Mas estes são apenas os gastos com o julgamento. O processo iniciado em 2002 foi bem mais caro, pois têm que se somar todas as despesas da investigação e do inquérito e relativas à segurança pessoal dos magistrados, do principal arguido, Carlos Silvino, e das vítimas.

Não são apenas casos extremos como estes que tornam a Justiça cara. Em regra, não é nada barato o acesso aos tribunais. Uma democratização da sociedade não é possível sem uma democratização da justiça. Quem não consegue apoio judiciário - praticamente reservado a pessoas em situação quase de pobreza - tem que pagar elevadas custas judiciais, além do honorário dos advogados.

No caso, por exemplo, de uma pessoa que pretenda divorciar-se e receba um ordenado inferior a dois mil euros, terá de se preparar para gastar cerca de 700 euros em custas. Se tiver um acidente, poderá gastar numa acção o equivalente a um ordenado, segundo o bastonário da Ordem dos Advogados.

As acções de maior valor pagam agora mais unidades de conta, cujo valor fixo é de 102 euros. A taxa de justiça aumenta nas acções a partir de 275 mil euros. Também os chamados grandes litigantes que têm mais de 200 acções em tribunal têm de pagar para consultar a base de dados dos tribunais com informações sobre os devedores.

Os recursos para os tribunais superiores também são muito caros. No caso do Tribunal Constitucional, por exemplo, por um recurso que seja rejeitado tem de se pagar cerca de dois mil euros.

Burocracias atrasam urgências

Foi em 2009, no Verão, em Sines. Um casal estava a passar férias e presenciou uma tentativa de assalto, um homem que tentava roubar a mala a uma senhora.

Paula Pinela e Humberto Rodrigues conseguiram apanhar o assaltante e ofereceram os seus préstimos para testemunhar. Não supunham que tivessem de pagar as despesas do seu bolso. Vivem em Sintra e nas duas vezes que foram ao Tribunal de Santiago do Cacém como testemunhas do processo gastaram 171,66 euros. O tribunal paga-lhes apenas 34 euros, quantia que "nem dá para as deslocações em transporte público de Monte Abraão até Santiago do Cacém", dizem. Os tribunais "deviam imputar aos arguidos os gastos efectuados por quem apenas quer ver cumprida a justiça", protestam.

Campus da Justiça, Lisboa. Audiência para ouvir Oliveira e Costa e outros arguidos no caso BPN. O juiz começa por anunciar que não há armários para guardar os 70 volumes e 700 apensos do processo. Pede à Direcção-Geral da Justiça que resolva o problema, mas a resposta é negativa. Já há 180 armários no tribunal.

A solução é guardar os apensos no arquivo, num piso inferior. O problema é que é preciso interromper o julgamento sempre que é preciso consultar um volume...

Episódios anedóticos como este são mais frequentes do que se pensa nos tribunais portugueses.

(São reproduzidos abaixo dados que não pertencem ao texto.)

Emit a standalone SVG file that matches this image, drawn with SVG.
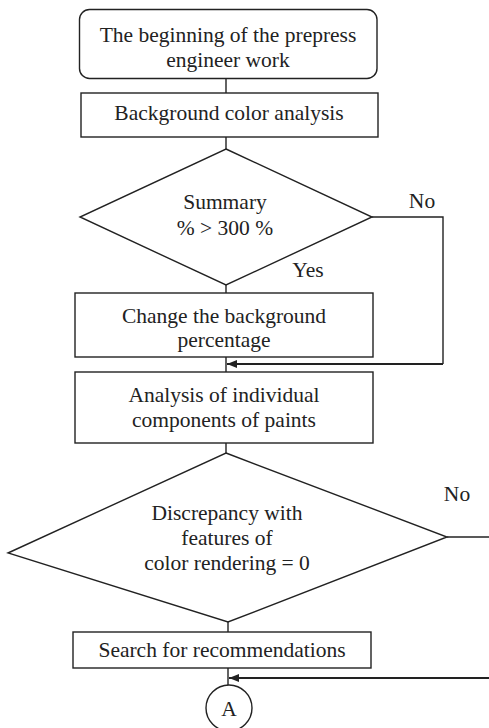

Sofia Pinto Coelho refere alguns no seu livro As Extraordinárias Aventuras da Justiça Portuguesa, em que se misturam desorganização e burocracia que tanto contribuem para a morosidade e lentidão da justiça.

Como o caso do pedido do Tribunal de Aveiro para que um dos envolvidos num determinado processo, com paradeiro incerto, fosse levantar um objecto apreendido nos autos, "uma meia cinzenta-escura de felpo com duas riscas no cano", sob pena de o objecto "ser declarado perdido a favor do Estado".

Ou o caso de o Ministério Público de Lagos ter notificado, "na qualidade de falecido", um homem que tinha morrido.

Situações que atrasam tantas urgências e se relacionam com dois problemas essenciais do funcionamento da Justiça identificados pelo sociólogo Boaventura de Sousa Santos: falta de uma cultura jurídica, que não está orientada para servir o cidadão, e uma gestão ineficaz.

"Temos muito desperdício de espaço, tempo e sobretudo muito pouca racionalidade na forma como os meios são distribuídos", diz o sociólogo, referindo a existência de "tribunais absolutamente lotados" ao lado de tribunais com muito poucos processos. "A nossa cultura jurídica serve os interesses burocráticos da própria administração da Justiça, não os dos cidadãos."